Likewise, scrutinizing a 30-something woman’s hand for a wedding band is interpreted as a microaggression communicating that women should be married during their child-bearing years because that is their primary purpose. And asking a nonwhite person where he is from is interpreted as microaggressively suggesting he is exotic or not a “true American.” A guide to “Interrupting Microaggressions” recommends responding to such questions by asking, “I’m wondering what message this is sending […] Do you think you would have said this to a white male?” or “How might we examine our implicit bias to ensure that gender plays no part in this?”

When I young ‘un in the the Jim Crow South, white folks addressed black folks by their first names. For example, I never knew the last time of old Jesse, who lived and died in a house–a shack, really–on the edge of Pine View Farm and who sometimes helped my father on the farm. The lady who took care of me while my brother was born was not “Mrs. Collins”; she was “Bertha.” Her husband was not “Mr. Collins”; he was “George.”

Denying the courtesy titles of “Mr.,” “Mrs., or “Miss” (there was no such thing as a “Ms.” back in the olden days, when I was a young ‘un) would be rightly classified in today’s lingo as a “microaggression,” a tiny act of disrespect designed to remind black folks in every transaction with whites that they were not equal.
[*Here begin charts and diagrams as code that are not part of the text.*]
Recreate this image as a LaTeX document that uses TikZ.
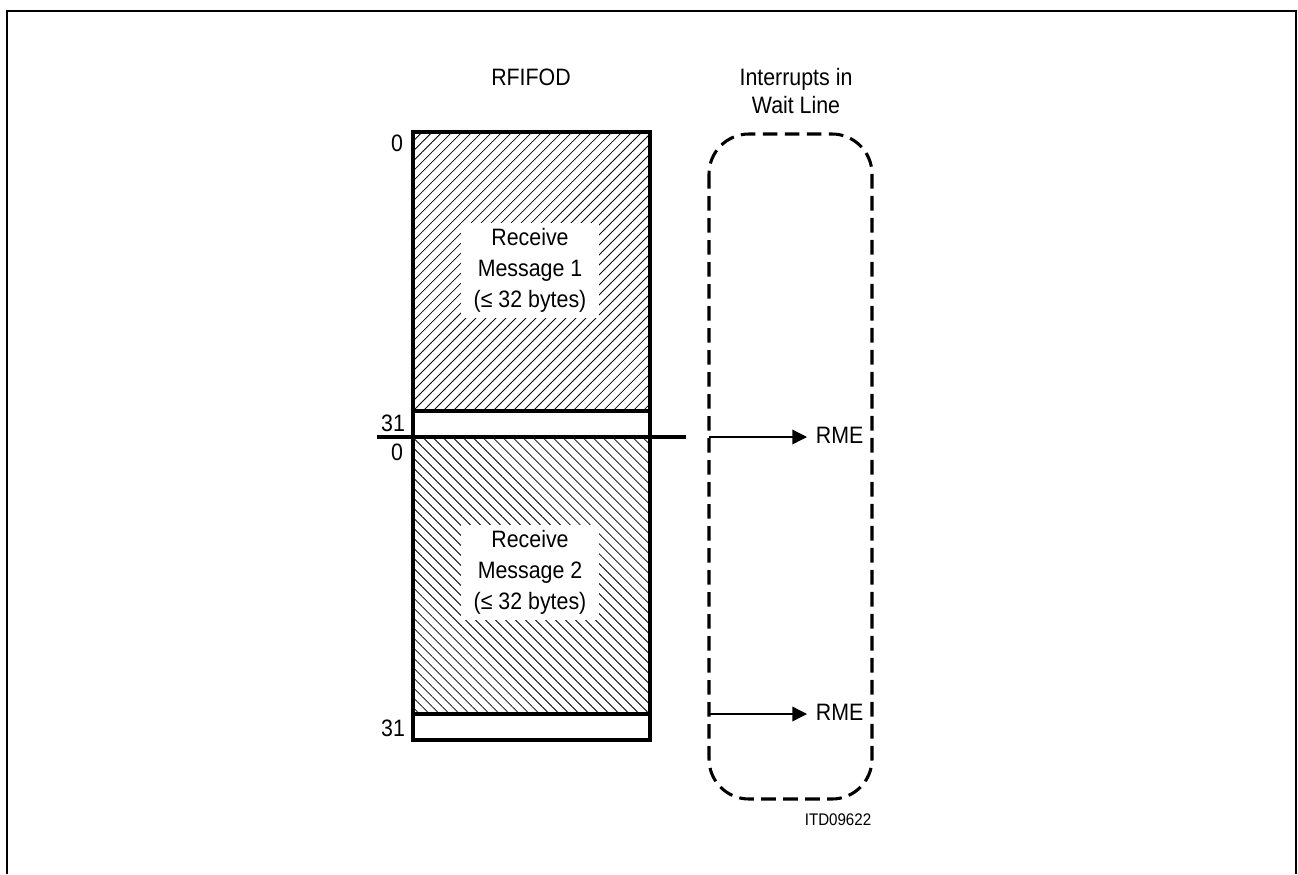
\documentclass[tikz,border=0pt]{standalone}
\usepackage{fontspec}
\setmainfont{Liberation Sans}[FakeStretch=0.9]
\usetikzlibrary{arrows.meta,patterns.meta}
\begin{document}
\begin{tikzpicture}[x=0.75pt,y=-0.75pt,
  lbl/.style={font=\fontsize{17.8}{21}\selectfont, inner sep=0pt, align=center},
  msg/.style={font=\fontsize{17.8}{23}\selectfont, inner sep=0pt, align=center, fill=white, minimum width=103pt, minimum height=71pt},
  tiny/.style={font=\fontsize{12.6}{15}\selectfont, inner sep=0pt},
  frame/.style={line width=1.6pt},
  boxline/.style={line width=2.3pt},
  hatchA/.style={pattern={Lines[angle=45,distance=5.3pt,line width=0.6pt]}},
  hatchB/.style={pattern={Lines[angle=-45,distance=5.3pt,line width=0.6pt]}},
  wait/.style={dash pattern=on 11pt off 5.5pt, line width=2.3pt, rounded corners=30pt},
  arr/.style={-{Triangle[length=11pt,width=11pt]}, line width=1pt},
  rme/.style={font=\fontsize{17.8}{21}\selectfont, inner ysep=0pt, inner xsep=6.5pt},
]
\useasboundingbox (0,0) rectangle (1298,874);
\draw[frame] (7,874) -- (7,11) -- (1296,11) -- (1296,874);

% titles
\node[lbl] (title) at (531,77) {RFIFOD};
\node[lbl] (waittitle) at (796,91) {Interrupts in\\Wait Line};

% FIFO areas
\coordinate (m1tl) at (413,132);
\coordinate (m1br) at (650,411);
\coordinate (m2tl) at (413,437);
\coordinate (m2br) at (650,714);
\coordinate (fifobr) at (650,740);
\fill[hatchA] (m1tl) rectangle (m1br);
\fill[hatchB] (m2tl) rectangle (m2br);
\node[msg] (msg1) at (530,270.5) {Receive\\Message 1\\(≤ 32 bytes)};
\node[msg] (msg2) at (530,572.5) {Receive\\Message 2\\(≤ 32 bytes)};
\draw[boxline] (m1tl) rectangle (fifobr);
\draw[boxline] (413,411) -- (m1br);
\draw[boxline] (413,714) -- (m2br);
\coordinate (divL) at (377,437);
\coordinate (divR) at (686,437);
\draw[boxline] (divL) -- (divR);

% indices
\node[lbl] (i0a) at (397,143) {0};
\node[lbl] (i31a) at (393,423) {31};
\node[lbl] (i0b) at (397,452) {0};
\node[lbl] (i31b) at (393,728) {31};

% wait line
\draw[wait] (709,134) rectangle (872,799);
\coordinate (w1) at (709,437);
\coordinate (w2) at (709,714);
\node[rme, anchor=west] (rme1) at (807,435) {RME};
\node[rme, anchor=west] (rme2) at (807,712) {RME};
\draw[arr] (w1) -- (rme1.west |- w1);
\draw[arr] (w2) -- (rme2.west |- w2);

\node[tiny] (itd) at (838,820) {ITD09622};
\end{tikzpicture}
\end{document}
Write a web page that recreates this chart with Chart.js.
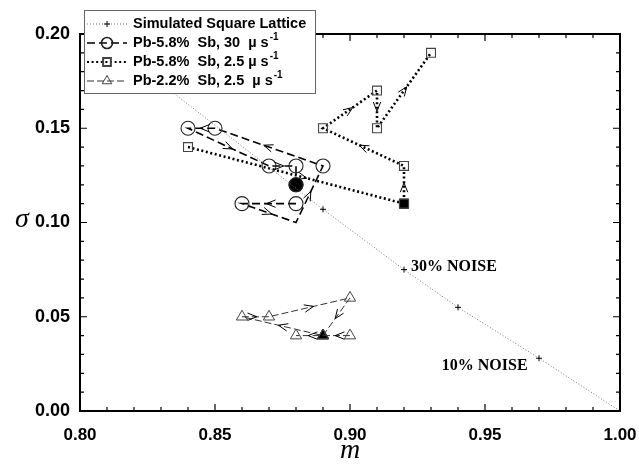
<!DOCTYPE html>
<html><head><meta charset="utf-8">
<style>html,body{margin:0;padding:0;background:#fff;}#wrap{width:639px;height:466px;}</style>
<script src="https://cdn.jsdelivr.net/npm/chart.js@4.4.0/dist/chart.umd.min.js"></script>
</head><body><div id="wrap"><canvas id="c" width="639" height="466"></canvas></div>
<script>
// ---- data ----
const latticeM = [0.82, 0.89, 0.92, 0.94, 0.97, 1.00];
const latticeS = [0.185, 0.107, 0.075, 0.055, 0.028, 0.000];

const fast58M = [0.88, 0.86, 0.88, 0.89, 0.85, 0.84, 0.87, 0.88, 0.88];
const fast58S = [0.11, 0.11, 0.10, 0.13, 0.15, 0.15, 0.13, 0.13, 0.12];

const slow58M = [0.84, 0.92, 0.92, 0.89, 0.91, 0.91, 0.93];
const slow58S = [0.14, 0.11, 0.13, 0.15, 0.17, 0.15, 0.19];

const slow22M = [0.90, 0.89, 0.86, 0.87, 0.90, 0.89, 0.88];
const slow22S = [0.04, 0.04, 0.05, 0.05, 0.06, 0.04, 0.04];

const filledCircleM = [0.88], filledCircleS = [0.12];
const filledSquareM = [0.92], filledSquareS = [0.11];
const filledTriM = [0.89], filledTriS = [0.04];

const seriesLabels = ['Simulated Square Lattice', 'Pb-5.8%  Sb, 30  \u00b5 s^-1', 'Pb-5.8%  Sb, 2.5 \u00b5 s^-1', 'Pb-2.2%  Sb, 2.5  \u00b5 s^-1'];
const noiseLabels = ['30% NOISE', '10% NOISE'];
const xMin = 0.80, xMax = 1.00, yMin = 0.00, yMax = 0.20;

const pts = (ms, ss) => ms.map((m, i) => ({x: m, y: ss[i]}));
const isMajor = v => Math.abs(Math.round(v * 100) % 5) === 0;

const deco = {
  id: 'deco',
  afterDatasetsDraw(chart) {
    const c = chart.ctx, a = chart.chartArea;
    const xs = chart.scales.x, ys = chart.scales.y;
    c.save();
    // arrows
    chart.data.datasets.forEach((ds, di) => {
      if (!ds.arrows) return;
      const meta = chart.getDatasetMeta(di);
      for (let i = 0; i < meta.data.length - 1; i++) {
        const p0 = meta.data[i], p1 = meta.data[i + 1];
        const dx = p1.x - p0.x, dy = p1.y - p0.y, L = Math.hypot(dx, dy);
        if (L < 22) continue;
        const ang = Math.atan2(dy, dx);
        const mx = p0.x + dx * 0.55, my = p0.y + dy * 0.55;
        c.setLineDash([]); c.lineWidth = 1; c.strokeStyle = '#000';
        c.beginPath();
        for (const s of [-1, 1]) {
          c.moveTo(mx, my);
          c.lineTo(mx - 10 * Math.cos(ang + s * 0.38), my - 10 * Math.sin(ang + s * 0.38));
        }
        c.stroke();
      }
    });
    // frame
    c.setLineDash([]);
    c.strokeStyle = '#000'; c.lineWidth = 2;
    c.strokeRect(a.left, a.top, a.right - a.left, a.bottom - a.top);
    // inward ticks
    c.lineWidth = 1.2;
    c.beginPath();
    xs.ticks.forEach(t => {
      const px = xs.getPixelForValue(t.value), len = isMajor(t.value) ? 7 : 4;
      c.moveTo(px, a.bottom); c.lineTo(px, a.bottom - len);
      c.moveTo(px, a.top); c.lineTo(px, a.top + len);
    });
    ys.ticks.forEach(t => {
      const py = ys.getPixelForValue(t.value), len = isMajor(t.value) ? 7 : 4;
      c.moveTo(a.left, py); c.lineTo(a.left + len, py);
      c.moveTo(a.right, py); c.lineTo(a.right - len, py);
    });
    c.stroke();
    // axis titles
    c.fillStyle = '#000';
    c.font = 'italic 28px "Liberation Serif"';
    c.textAlign = 'center'; c.textBaseline = 'middle';
    c.fillText('\u03c3', 22, 220);
    c.textBaseline = 'alphabetic';
    c.fillText('m', (a.left + a.right) / 2, 458);
    // noise annotations
    c.font = 'bold 16px "Liberation Serif"';
    c.textAlign = 'left'; c.textBaseline = 'middle';
    c.fillText(noiseLabels[0], xs.getPixelForValue(0.9226), ys.getPixelForValue(0.0765));
    c.fillText(noiseLabels[1], xs.getPixelForValue(0.934), ys.getPixelForValue(0.0238));
    // legend
    const bx = 84, by = 10, bw = 231, bh = 83;
    c.fillStyle = '#fff';
    c.fillRect(bx, by, bw, bh);
    c.strokeStyle = '#666'; c.lineWidth = 1;
    c.strokeRect(bx + 0.5, by + 0.5, bw, bh);
    for (let i = 0; i < 4; i++) {
      const ds = chart.data.datasets[i];
      const yy = 24 + 19 * i;
      c.save();
      c.strokeStyle = ds.borderColor; c.lineWidth = Math.min(ds.borderWidth, 2);
      c.setLineDash(ds.borderDash || []);
      c.beginPath(); c.moveTo(87, yy); c.lineTo(127, yy); c.stroke();
      c.setLineDash([]);
      c.strokeStyle = ds.pointBorderColor; c.fillStyle = 'rgba(0,0,0,0)';
      Chart.helpers.drawPoint(c, {pointStyle: ds.pointStyle, radius: i === 0 ? 3 : 5.5, rotation: 0, borderWidth: 1}, 107, yy);
      c.restore();
      // text
      c.fillStyle = '#000';
      c.textAlign = 'left'; c.textBaseline = 'middle';
      const parts = ds.label.split('^');
      c.font = 'bold 14.5px "Liberation Sans"';
      c.fillText(parts[0], 133, yy);
      if (parts[1]) {
        const w = c.measureText(parts[0]).width;
        c.font = 'bold 10px "Liberation Sans"';
        c.fillText(parts[1], 133 + w + 1, yy - 6);
      }
    }
    c.restore();
  }
};

new Chart(document.getElementById('c'), {
  type: 'scatter',
  data: {
    datasets: [
      {label: seriesLabels[0], data: pts(latticeM, latticeS), showLine: true,
       borderColor: '#777', borderWidth: 1, borderDash: [1, 2],
       pointStyle: 'cross', pointRadius: ctx => (ctx.dataIndex === 0 || ctx.dataIndex === latticeM.length - 1) ? 0 : 3,
       pointBorderColor: '#000', pointBorderWidth: 1, pointBackgroundColor: 'rgba(0,0,0,0)'},
      {label: seriesLabels[1], data: pts(fast58M, fast58S), showLine: true, arrows: true,
       borderColor: '#000', borderWidth: 1.6, borderDash: [8, 4],
       pointStyle: 'circle', pointRadius: ctx => ctx.dataIndex === 2 ? 0 : 7,
       pointBorderColor: '#222', pointBorderWidth: 1.1, pointBackgroundColor: 'rgba(0,0,0,0)'},
      {label: seriesLabels[2], data: pts(slow58M, slow58S), showLine: true, arrows: true,
       borderColor: '#000', borderWidth: 2.6, borderDash: [2, 2.6],
       pointStyle: 'rect', pointRadius: 6.3,
       pointBorderColor: '#444', pointBorderWidth: 1.1, pointBackgroundColor: 'rgba(0,0,0,0)'},
      {label: seriesLabels[3], data: pts(slow22M, slow22S), showLine: true, arrows: true,
       borderColor: '#333', borderWidth: 1, borderDash: [7, 3],
       pointStyle: 'triangle', pointRadius: 6.5,
       pointBorderColor: '#444', pointBorderWidth: 1, pointBackgroundColor: 'rgba(0,0,0,0)'},
      {label: 'start-circle', data: pts(filledCircleM, filledCircleS), showLine: false,
       pointStyle: 'circle', pointRadius: 7, pointBackgroundColor: '#000', pointBorderColor: '#000'},
      {label: 'start-square', data: pts(filledSquareM, filledSquareS), showLine: false,
       pointStyle: 'rect', pointRadius: 6.5, pointBackgroundColor: '#000', pointBorderColor: '#000'},
      {label: 'start-tri', data: pts(filledTriM, filledTriS), showLine: false,
       pointStyle: 'triangle', pointRadius: 6.5, pointBackgroundColor: '#000', pointBorderColor: '#000'}
    ]
  },
  options: {
    responsive: false, animation: false, devicePixelRatio: 1,
    layout: {padding: {left: 0, top: 34, right: 19, bottom: 0}},
    plugins: {legend: {display: false}, tooltip: {enabled: false}},
    scales: {
      x: {type: 'linear', min: xMin, max: xMax,
          afterFit: s => { s.height = 55; s.paddingLeft = 0; s.paddingRight = 0; },
          grid: {display: false, drawTicks: false}, border: {display: false},
          ticks: {stepSize: 0.01, autoSkip: false, maxRotation: 0, padding: 14, color: '#000',
                  font: {family: 'Liberation Sans', size: 17, weight: 'bold'},
                  callback: v => isMajor(v) ? v.toFixed(2) : ''}},
      y: {type: 'linear', min: yMin, max: yMax,
          afterFit: s => { s.width = 80; s.paddingTop = 0; s.paddingBottom = 0; },
          grid: {display: false, drawTicks: false}, border: {display: false},
          ticks: {stepSize: 0.01, autoSkip: false, padding: 10, color: '#000',
                  font: {family: 'Liberation Sans', size: 18, weight: 'bold'},
                  callback: v => isMajor(v) ? v.toFixed(2) : ''}}
    }
  },
  plugins: [deco]
});
</script></body></html>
Some persons cry “microaggression” when referring to “an unpleasantness that I would rather ignore” or “a reality that I don’t want to confront.” Those are not complaints of “microaggressions”; those are whines couched in the fashionable language of the day. Such whines comprise Etzioni’s examples of “microaggressions.”

Etzioni fails to discriminate between those whines and references to the daily little disrespectful and, yes, aggressive behaviors intended to dehumanize or demean their targets, true microaggessions.

The failure to recognize the difference detracts from the post.